APSE's (Association for Public Service Excellence) response to the Spending Review.
Local government is at the heart of communities, critical to how the UK responds to the pandemic, but today’s Spending Review, announced by Chancellor Rishi Sunak, has indicated the scant regard with which council frontline services are viewed. Whilst there is something of a bonanza, for NHS and defence spending, it is clear the Chancellor does not hold local council services with the same level of affection. The £3 BN announced for local councils is short-changing those that continue to be fundamental to the response to the ongoing pandemic, coping with huge increases in demand on services and the associated exponential costs.
Whilst we welcome the bidding pots for ‘levelling up’ this will not direct a penny more into revenue streams which councils desperately need. There is no point in local vanity projects if they cannot be maintained in the longer-term by fundamentally rethinking how we resource and finance councils. Too many big issues have been kicked down the road; from funding social care to developing local green economies. Once again councils are treated to a short term fix of funding without the longer-term structural changes and financial certainty that, as a critical part of the public sector, they deserve.

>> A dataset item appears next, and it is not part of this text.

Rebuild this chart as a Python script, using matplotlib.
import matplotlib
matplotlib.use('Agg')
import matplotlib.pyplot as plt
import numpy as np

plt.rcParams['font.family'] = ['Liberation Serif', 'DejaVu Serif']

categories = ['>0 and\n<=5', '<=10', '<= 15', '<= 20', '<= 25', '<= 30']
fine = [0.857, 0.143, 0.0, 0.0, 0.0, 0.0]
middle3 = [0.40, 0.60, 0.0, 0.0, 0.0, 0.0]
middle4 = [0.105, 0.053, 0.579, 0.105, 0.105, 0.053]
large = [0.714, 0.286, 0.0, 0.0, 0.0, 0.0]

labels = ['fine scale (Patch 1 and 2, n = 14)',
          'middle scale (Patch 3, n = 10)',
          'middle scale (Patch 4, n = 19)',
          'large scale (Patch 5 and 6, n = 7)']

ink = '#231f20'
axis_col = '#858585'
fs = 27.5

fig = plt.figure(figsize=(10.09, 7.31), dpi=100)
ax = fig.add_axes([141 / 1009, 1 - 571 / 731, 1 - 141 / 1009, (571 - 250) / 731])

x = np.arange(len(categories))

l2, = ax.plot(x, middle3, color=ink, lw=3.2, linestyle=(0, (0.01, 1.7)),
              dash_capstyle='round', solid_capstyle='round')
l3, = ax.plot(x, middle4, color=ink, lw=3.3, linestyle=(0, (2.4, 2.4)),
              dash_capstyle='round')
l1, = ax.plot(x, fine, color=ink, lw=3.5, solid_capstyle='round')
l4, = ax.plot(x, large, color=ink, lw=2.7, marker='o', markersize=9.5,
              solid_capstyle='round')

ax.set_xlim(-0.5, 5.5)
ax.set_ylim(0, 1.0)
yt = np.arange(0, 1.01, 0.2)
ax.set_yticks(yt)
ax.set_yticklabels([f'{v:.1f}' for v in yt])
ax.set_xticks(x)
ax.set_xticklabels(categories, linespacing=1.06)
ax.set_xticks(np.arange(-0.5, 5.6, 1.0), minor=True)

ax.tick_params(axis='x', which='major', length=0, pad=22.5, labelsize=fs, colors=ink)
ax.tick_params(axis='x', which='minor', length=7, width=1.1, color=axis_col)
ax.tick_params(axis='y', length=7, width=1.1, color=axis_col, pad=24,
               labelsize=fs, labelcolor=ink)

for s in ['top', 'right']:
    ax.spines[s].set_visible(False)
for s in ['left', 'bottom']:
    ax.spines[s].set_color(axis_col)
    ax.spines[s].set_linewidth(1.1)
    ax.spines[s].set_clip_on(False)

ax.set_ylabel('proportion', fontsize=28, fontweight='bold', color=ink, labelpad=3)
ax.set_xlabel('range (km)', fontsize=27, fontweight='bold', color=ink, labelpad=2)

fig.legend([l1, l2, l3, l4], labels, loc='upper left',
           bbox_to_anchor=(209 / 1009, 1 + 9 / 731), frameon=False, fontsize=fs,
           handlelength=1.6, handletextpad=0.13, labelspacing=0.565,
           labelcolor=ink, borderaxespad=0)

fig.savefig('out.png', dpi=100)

As to the public sector pay freeze? Are we seriously suggesting that people who bury the dead or feed the vulnerable or help the homeless off the streets are lesser key workers than those with an NHS logo on their pay slip? This is not about the politics of envy, setting public to private or public to NHS workers against each other but basic decency. Council workers have risen to the challenge and this will feel like a kick in the teeth to many of them.
ENDS
APSE (Association for Public Service Excellence) is a not-for-profit local government organisation working with over 300 councils across the UK.